2016 Oxon autumn wader passage: 1 – Little Stint

One of my favourite phases of the local birding year around Oxford is the return passage when waders migrate south from their Arctic breeding grounds. Something that appeals especially is each season’s juveniles passing through Farmoor Reservoir. Being unused to humans these new creatures have no fear and so allow a very close approach. And possibly most attractive of all is that in these circumstances I can achieve comparable photography to that great majority of birders who own far more sophisticated and expensive cameras than my own.

When I started this blog in September 2014 the first post was a collage of passage waders at Farmoor (see here). 2015 was a disappointing autumn when some of the less often seen species I was alerted to had gone through by the time I got on site. The current year’s spring was especially good, with every regularly occurring British wader being recorded at our county’s major birding locations. But I was in France when some of the scarcer ones passed through. Hence I entertain a certain expectancy of the coming autumn and will present here in a mini-series any publishable images obtained.

On Tuesday evening this week Farmoor patch watcher Dai called me at work to say the year’s first Little Stint for the reservoir had arrived. Two juveniles were then observed throughout Wednesday when I went to Cornwall. Yesterday I checked with Dai in the morning and these birds were still present so an Oxon year tick was in my sights. In the car park I spotted the fabled Black Audi, and then I met Ewan himself on the causeway contemplating the two Little Stint (pictured below) feeding busily within yards of their observers.
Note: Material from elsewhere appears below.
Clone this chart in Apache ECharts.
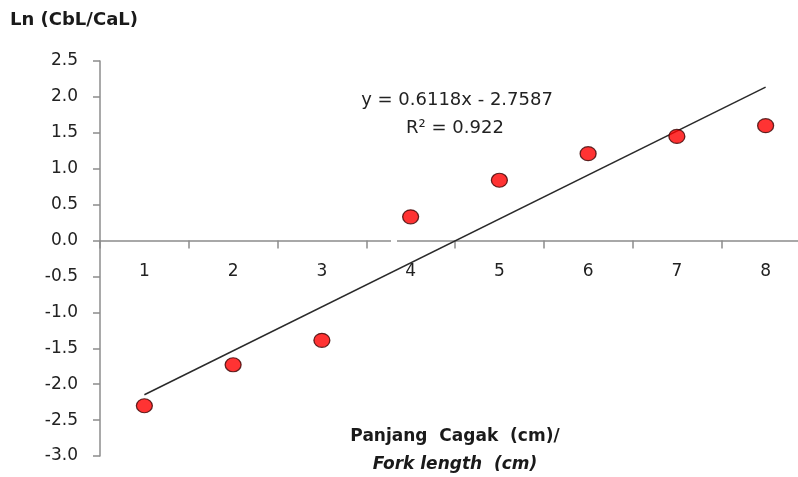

In a very informative post on his own blog (see here) Ewan points out that these two individuals exhibit a slight plumage variation that is described in some reference books. The left hand bird has richer and warmer colour tones on its upperparts making it appear rufous, whilst the right hand one looks paler and greyer. To quote the Helm guide to confusion species, juveniles are immaculately patterned with golden, chestnut and buffish feather fringes. Most distinctive is the characteristic white V down the sides of the mantle, while the underparts appear very white. This species’ split supercilium is also apparent in the pictures.

I by no means consider myself to be a bird photographer but these pictures (above) are better than their 2014 equivalents (see here). Once again the conditions on a fair weather day at Farmoor had made for somewhat above average results. To my mind the gunge that collects along the water’s edge in the concrete bowl makes for a photogenic (in its way) background, so long as gull feather and other detritus can be cropped out of each image. But the disappointing days of grey, grainy photography remain far more, no pun intended frequent

Ewan also describes in his own post how these two migrants seemed to be ill at ease in each other’s company and at times antagonistic towards one another. But in these final pictures (above) I managed to capture them in a moment of harmony. We watched the Little Stints for around 30 to 40 minutes, and then as they themselves will do before too long went on our way.